Today, I especially appreciate them pan seared, in just a few minutes and with just a few ingredients to dress them up but never overwhelmingly- you still have to be able to savour and capture the essence of a scallop in your dish. I'm particularly fond of coupling them with citrus type fruits and some je-ne-sais quoi ingredient, like saffron, ginger or a dash of alcohol. 

The real challenge however is to cook them to perfection. The last thing you want is biting into a rubbery, chewy texture. So whatever recipe you stick with, the key issue is to really aim for pan-searing excellence. Practice makes perfect, and I'm more then happy to share what I've learned throughout the years in my recipe below for Orange-Vermouth Seared Scallops. 

Here's a first tip: melt both butter and oil in your pan for searing. The addition of butter helps to prevent any burning from happening- apparently. At least it's always worked with me.
Melting butter for the orange-vermouth sauce
Chopped scallions & orange zest
Drizzle over the scallops. Grab a glass of white wine. Enjoy.

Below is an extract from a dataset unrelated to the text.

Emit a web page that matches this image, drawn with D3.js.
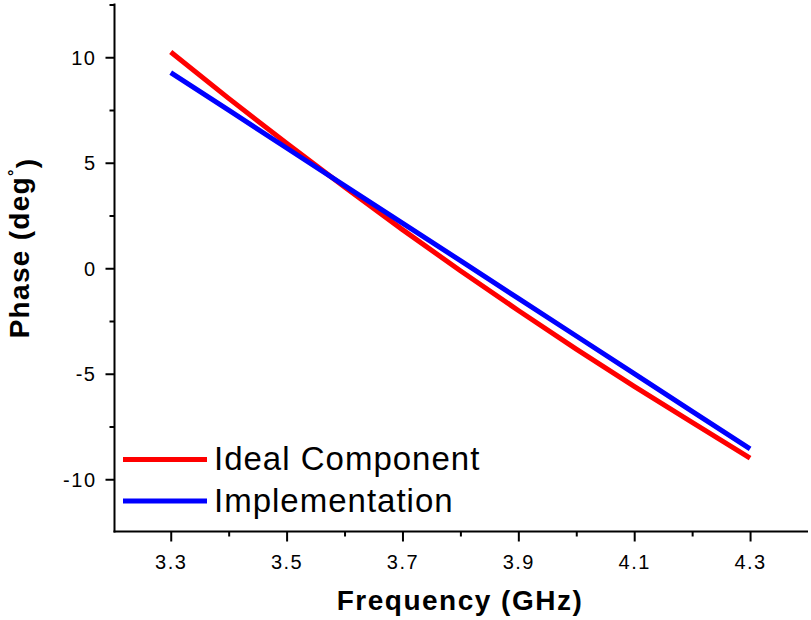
<!DOCTYPE html>
<html><head><meta charset="utf-8">
<script src="https://cdn.jsdelivr.net/npm/d3@7"></script>
<style>body{margin:0;background:#fff}</style>
</head><body><svg id="c" width="811" height="620"></svg>
<script>
const freq = [3.3, 3.4, 3.5, 3.6, 3.7, 3.8, 3.9, 4.0, 4.1, 4.2, 4.3];
const idealPhase = [10.25, 8.05, 5.92, 3.85, 1.83, -0.12, -2.00, -3.83, -5.60, -7.30, -9.0];
const implPhase = [9.27, 7.49, 5.70, 3.92, 2.14, 0.36, -1.43, -3.21, -4.99, -6.78, -8.56];
const xTicks = [3.3, 3.5, 3.7, 3.9, 4.1, 4.3];
const xMinorTicks = [3.4, 3.6, 3.8, 4.0, 4.2];
const yTicks = [-10, -5, 0, 5, 10];
const yMinorTicks = [-7.5, -2.5, 2.5, 7.5, 12.5];
const seriesNames = ["Ideal Component", "Implementation"];
const seriesColors = ["#ff0000", "#0000ff"];

const svg = d3.select("#c");
const x = d3.scaleLinear().domain([3.2, 4.4]).range([112.8, 808]);
const y = d3.scaleLinear().domain([-12.5, 12.5]).range([532, 4.5]);
const axX = 114.5, axY = 531.5;
const font = "'Liberation Sans', Arial, sans-serif";

// minor ticks
const gxm = svg.append("g").attr("transform", `translate(0,${axY})`)
  .call(d3.axisBottom(x).tickValues(xMinorTicks).tickSize(5).tickSizeOuter(0).tickFormat(""));
const gym = svg.append("g").attr("transform", `translate(${axX},0)`)
  .call(d3.axisLeft(y).tickValues(yMinorTicks).tickSize(5).tickSizeOuter(0).tickFormat(""));
[gxm, gym].forEach(g => { g.select(".domain").remove(); g.selectAll("line").attr("stroke", "#000").attr("stroke-width", 2); });

// major axes
const gx = svg.append("g").attr("transform", `translate(0,${axY})`)
  .call(d3.axisBottom(x).tickValues(xTicks).tickSize(10).tickSizeOuter(0).tickPadding(13).tickFormat(d3.format(".1f")));
const gy = svg.append("g").attr("transform", `translate(${axX},0)`)
  .call(d3.axisLeft(y).tickValues(yTicks).tickSize(9).tickSizeOuter(0).tickPadding(9).tickFormat(d => String(d)));
[gx, gy].forEach(g => {
  g.select(".domain").attr("stroke", "#000").attr("stroke-width", 2);
  g.selectAll(".tick line").attr("stroke", "#000").attr("stroke-width", 2);
  g.selectAll("text").attr("fill", "#000").style("font-family", font).style("font-size", "20px").style("letter-spacing", "1.5px");
});
gx.select(".domain").attr("d", `M${axX - 1},0H808`);
gy.select(".domain").attr("d", `M0,${y(12.5) - 1}V${axY + 1}`);
gy.selectAll("text").attr("dy", "0.35em");

// lines
const line = d3.line().x((d, i) => x(freq[i])).y(d => y(d));
[idealPhase, implPhase].forEach((s, k) => {
  svg.append("path").datum(s).attr("d", line).attr("fill", "none")
    .attr("stroke", seriesColors[k]).attr("stroke-width", 5).attr("stroke-linejoin", "round");
});

// legend
seriesNames.forEach((n, k) => {
  const by = 470 + k * 41.5;
  svg.append("line").attr("x1", 123).attr("x2", 207).attr("y1", by - 10.5).attr("y2", by - 10.5)
    .attr("stroke", seriesColors[k]).attr("stroke-width", 5);
  svg.append("text").attr("x", 214).attr("y", by).text(n)
    .style("font-family", font).style("font-size", "33px").style("letter-spacing", "1px").attr("fill", "#000");
});

// axis titles
svg.append("text").attr("x", 460).attr("y", 610).attr("text-anchor", "middle")
  .style("font-family", font).style("font-size", "28px").style("font-weight", "bold").style("letter-spacing", "1.5px")
  .text("Frequency (GHz)");
const yt = svg.append("text").attr("transform", "translate(29,248) rotate(-90)").attr("text-anchor", "middle")
  .style("font-family", font).style("font-size", "28px").style("font-weight", "bold").style("letter-spacing", "1.3px");
yt.append("tspan").text("Phase (deg");
yt.append("tspan").attr("dy", "-0.55em").style("font-size", "16px").text("°");
yt.append("tspan").attr("dy", "0.55em").text(")");
</script></body></html>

Recipe for Orange & Vermouth Seared Scallops
Adapted from Food & Wine with some additional notes and minor changes

Makes 4 servings

2 pounds (900 grams) scallops
1 tablespoon cooking oil
1 tablespoon butter
Salt & Pepper
3 tablespoons butter
2 scallions, including green tops, finely chopped
1/4 cup dry vermouth
1/2 cup freshly squeezed orange juice- passed through a sieve
1 teaspoon grated orange zest
Squeeze of lemon juice

Soak the scallops in a bowl of cold water with a squeeze of lemon juice for 5-10 minutes. 
Remove, pat dry with a paper towel, season with salt and set aside. It is critical to pat them dry as any remaining water will "splash" onto the pan and leave burn marks. 
In a large pan, heat 1 tablespoon cooking oil with 1 tablespoon butter. Then add the scallops one after the other onto the pan. Do not shake your pan or touch them. Just let them sit and do their thing. Sear for one minute on each side, remove from the pan and transfer to serving dishes. 

Wipe out the pan thoroughly. 

In the same pan, melt the butter over moderate heat. Add the vermouth, orange juice, pinch of pepper and orange zest. Cook for about two minutes until the sauce thickens. Lastly, add the scallions for just a few seconds.
Gently pour the sauce onto the scallops (which are now on their serving dishes). 

Note: when placing the scallops onto the pan, add them one by one by forming a circular ring. Remember which scallop was the first one you placed. That way, when it's time to flip them, you'll start off with that scallop and continue in a clock-wise manner to ensure equal cooking time for each piece. So the first scallop may be the one at twelve o'clock for instance. This is a great piece of advice I picked off from watching one of my favourite chefs, Gordon Ramsay, cooking and swearing away at a seared scallops dish.